You’ve been denied everything from human rights and jobs to health care and education. You refer to your illiteracy as being blind because as one woman said, “I couldn’t read so I couldn’t see what was going on.”

Education of children in Afghanistan has been vehemently disrupted by the war as well as Taliban violence. According to It Takes a Village to Raise a School, published last September, New York University Professor Dana Burde cited a CARE report that shows community-based schools are less terrorized than the 1,000 schools bombed since 2006 that have left less than one percent of Afghan girls in some southern provinces in school and active education. Suicide bombers target girl's schools more often.

In December, National Geographic’s Afghan Women posed the questions: “Why do husbands, fathers, brothers-in-law, even mothers-in-law brutalize the women in their families? Are these violent acts the consequence of a traditional society suddenly, after years of isolation and so much war, being hurled into the 21st century?”



On January 16, 2011, renowned journalist Ann Jones and author of Kabul in Winter published In Afghanistan, a Woman's Place is at the Peace Table, in which she wrote about the United Nations Security Council: Resolution 1325, but also declared peace and a violent-free society post-conflict are not always in unity. “From the standpoint of civilians, a war is not always over when it's ‘over’ and the ‘peace’ is not necessarily a real peace at all. Think of the Democratic Republic of Congo, the notorious rape capital of the world, where thousands upon thousands of women have been gang-raped even though the country has been officially at peace since 2003.”

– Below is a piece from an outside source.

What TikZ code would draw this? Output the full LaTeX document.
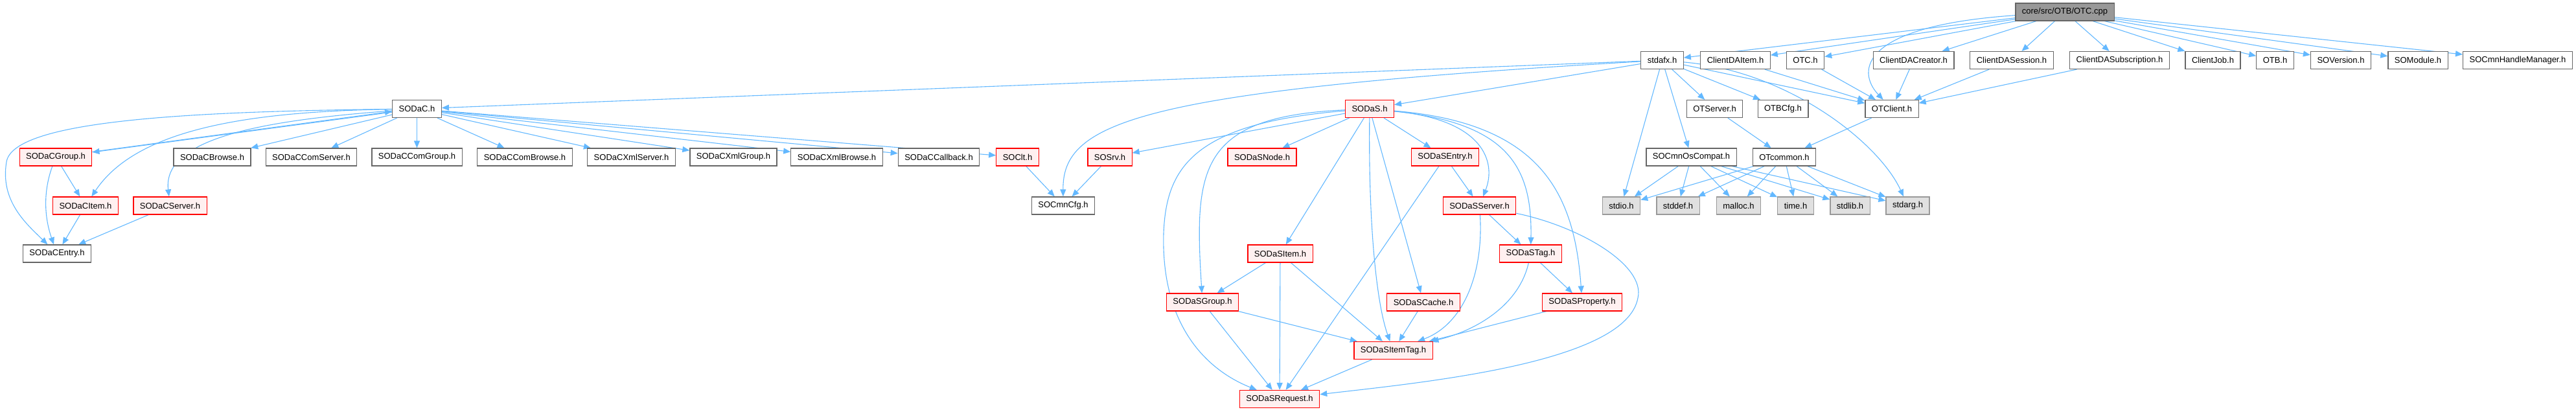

As the US plans to fully withdraw from Afghanistan in 2014, there is no doubt Afghanistan women must take the lead to change culture, policy, and legislation in favor of their rights, but supportive action across the world will only help. Priya Basil, author and advocate for peace, recently shared in an interview what drove her to take action and form Authors for Peace (AfP), an organization that houses authors from around the world who come together online to read from their work, express thoughts on peace, and use AfP as a platform to actively voice their political concerns.

Priya says, “Writing about the illegal arms trade in my second novel, The Obscure Logic of the Heart, affected me deeply. I was shocked by the scale of the trade, and the consequences of the conflicts that are perpetuated by the unregulated flow of illicit arms. Highlighting the problem through a fictional story was one way of expressing my concern, but it didn't feel like enough. I felt I must try to be more active and vocal in my criticism of the arms trade: Authors for Peace was born from the idea that one message, echoed by multiple voices, would magnify the force of any statement and have a greater impact. And, indeed this has been the case.”

In the face of so much powerful greed, violence, and cultural oppression what can you actually do? Join the call to action for peace around the world, by signing the WfWI petition for peace in Afghanistan or take part in Women for Women International's Join Me on the Bridge Campaign. Shawna Ketter, a human rights advocate and mother of three with a career, is leading an event in Montreal where 200,000 steps will be run to honor rape victims in Congo.

Shawna shares, “I am hoping that people will have their own ‘enough moment’ and unite with women all over the world in the fight against war. I really have faith that this can be something historical. We as women just need to make the choice to make it happen.”

Join Me on the Bridge events are being planned on five continents, in 24 countries, and in 9 different time zones on March 8, 2011.